Health Care Groups Criticize Obama’s Reform Efforts
April 1, 2009 – In a letter addressed to four U.S. senators charged by President Barack Obama with overseeing Capitol Hill’s health care reform efforts, representatives of two health care industry trade groups cautioned against a proposed federal health insurance program critical to the President’s health care reform policy.
Representatives of health insurer the Blue Cross and Blue Shield Association and health insurance lobbyist group America’s Health Insurance Plans said the President’s plan would prevent meaningful reform while putting the federal government in the ethically challenged position of competing against private health insurers. Allowing the government to compete with private health insurance providers would “exacerbate the cost-shift from public programs to consumers and employers in the private market, and destabilize the employer-based system,” their letter contends.
The letter was addressed to Senate Finance Committee Chairman Max Baucus (D-Montana), U.S. Senator Charles Grassley (R-Iowa), Senate health committee Chairman Edward Kennedy (D-Massachusetts) and U.S. Senator Michael Enzi (R-Wyoming).
The criticism came as the U.S. Senate this week began its confirmation hearings on Obama’s choice for U.S. Secretary of Health and Human Services, former Kansas Gov.

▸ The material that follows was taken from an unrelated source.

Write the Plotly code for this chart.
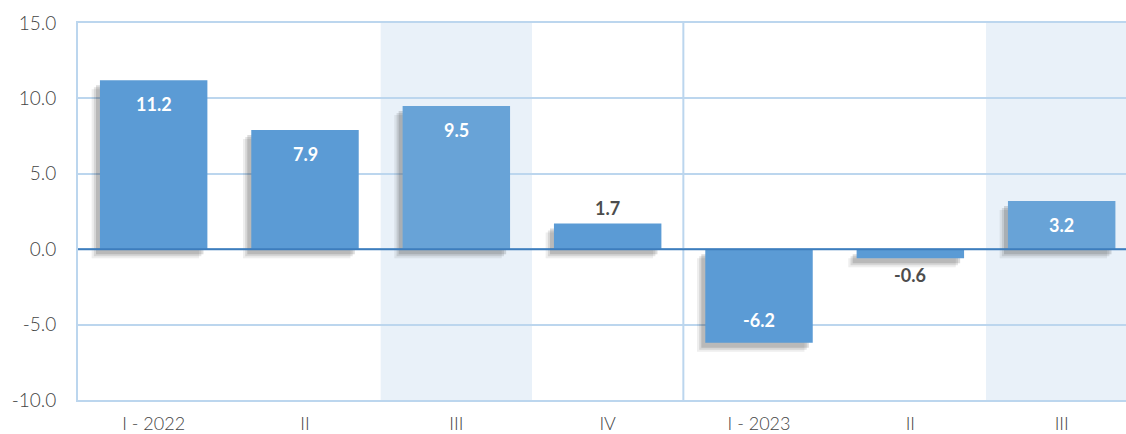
import plotly.graph_objects as go

# quarterly values
quarters = ["I - 2022", "II", "III", "IV", "I - 2023", "II", "III"]
values = [11.2, 7.9, 9.5, 1.7, -6.2, -0.6, 3.2]
highlighted = [2, 6]
y_ticks = [-10, -5, 0, 5, 10, 15]
y_tick_labels = ["-10.0", "-5.0", "0.0", "5.0", "10.0", "15.0"]

xs = list(range(len(quarters)))
bar_w = 0.71
colors = ["#68a3d7" if i in highlighted else "#5b9bd5" for i in xs]

fig = go.Figure()

# fake drop shadow: a few offset translucent copies under the bars
for dx, dy, alpha in [(0.026, 0.33, 0.16), (0.04, 0.46, 0.12), (0.055, 0.6, 0.08)]:
    fig.add_trace(go.Bar(
        x=xs, y=values, base=-dy, width=bar_w, offset=-bar_w / 2 - dx,
        marker={"color": f"rgba(40,40,40,{alpha})", "line": {"width": 0}},
        hoverinfo="skip", showlegend=False,
    ))

fig.add_trace(go.Bar(
    x=xs, y=values, width=bar_w, offset=-bar_w / 2,
    marker={"color": colors, "line": {"width": 0}},
    hoverinfo="skip", showlegend=False,
))

for x, v in zip(xs, values):
    inside = abs(v) >= 2
    if inside:
        shift = -24 if v > 0 else 23
        color = "#ffffff"
    else:
        shift = 16 if v > 0 else -17
        color = "#4d4d4d"
    fig.add_annotation(
        x=x, y=v, text=f"{v:.1f}", showarrow=False, yshift=shift,
        font={"family": "Lato", "size": 18, "color": color, "weight": "bold"},
    )

shapes = []
for i in highlighted:
    shapes.append({"type": "rect", "xref": "x", "yref": "paper", "x0": i - 0.5, "x1": i + 0.5,
                   "y0": 0, "y1": 1, "fillcolor": "#e9f1f9", "line": {"width": 0}, "layer": "below"})
shapes.append({"type": "line", "xref": "x", "yref": "paper", "x0": 3.5, "x1": 3.5, "y0": 0, "y1": 1,
               "line": {"color": "#bcd6ee", "width": 2}, "layer": "below"})
shapes.append({"type": "line", "xref": "x", "yref": "y", "x0": -0.5, "x1": 6.5, "y0": 0, "y1": 0,
               "line": {"color": "#3d7dbd", "width": 2}, "layer": "above"})

fig.update_layout(
    width=1126, height=434, barmode="overlay",
    paper_bgcolor="white", plot_bgcolor="white",
    margin={"l": 78, "r": 0, "t": 23, "b": 34},
    shapes=shapes,
    font={"family": "Lato", "color": "#444444"},
)
fig.update_xaxes(
    range=[-0.5, 6.425], tickvals=xs, ticktext=quarters, showgrid=False, zeroline=False,
    showline=True, mirror=True, linecolor="#bcd6ee", linewidth=2,
    tickfont={"size": 18, "weight": 300}, ticklabelstandoff=6, automargin=False, fixedrange=True,
)
fig.update_yaxes(
    range=[-10, 15], tickvals=y_ticks, ticktext=y_tick_labels,
    showgrid=True, gridcolor="#bcd6ee", gridwidth=2, zeroline=False,
    showline=True, linecolor="#bcd6ee", linewidth=2,
    tickfont={"size": 19, "weight": 300}, ticklabelstandoff=16, automargin=False, fixedrange=True,
)

# drop the browser's default body margin so the figure sits at the window corner
fig.write_html("out.html", config={"displayModeBar": False},
               post_script="document.body.style.margin='0';")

Kathleen Sebelius.
Obama said he chose Sebelius due to her experience as a governor who faced the dual pressures of dealing with rising health care costs and while attempting to expand Medicaid program coverage in Kansas. Sebelius also is familiar with the health insurance industry, lobbyists for whom will play a key role in potential health care reform, particularly if Congressional leaders break from recent tradition and allow debate on an important spending measure.
“Gov. Sebelius is the right person to move the president’s health care agenda forward,” said Robert Zirkelbach, a spokesman for America’s Health Insurance Plan, a lobbyist group representing health insurers. “She has a wealth of experience of health care issues and has a legislative history of working with both sides of the aisle.”
Before becoming governor, she served as Kansas Insurance Commissioner and was president of the National Association of Insurance Commissioners, which helps states streamline insurance laws and regulatory oversight. Sebelius does lack the extensive Capitol Hill connections of Obama’s initial pick, former Senate Majority Leader Tom Daschle, who withdrew from consideration amid a tax scandal.
Daschle would have served as Obama’s Health and Human Services secretary as well as in a top White House post directing the President’s health care reform effort. The latter position will be filled by someone other than Sebelius, according to administration officials.
Abortion foes strongly oppose Sebelius due to her close association Dr. George Tiller, a late-term abortion doctor from Wichita. Tiller is scheduled to go to trial March 16 to face 19 misdemeanor charges of violating state restrictions on late-term abortions.
The Kansas governor was an early Obama supporter and among finalists for Obama’s vice presidential slot. She was being considered for several cabinet positions but removed herself from consideration amid Kansas budget problems needing her attention.
Sebelius is the daughter of former Ohio Governor John Gilligan, making them the only father-daughter governors in United States history.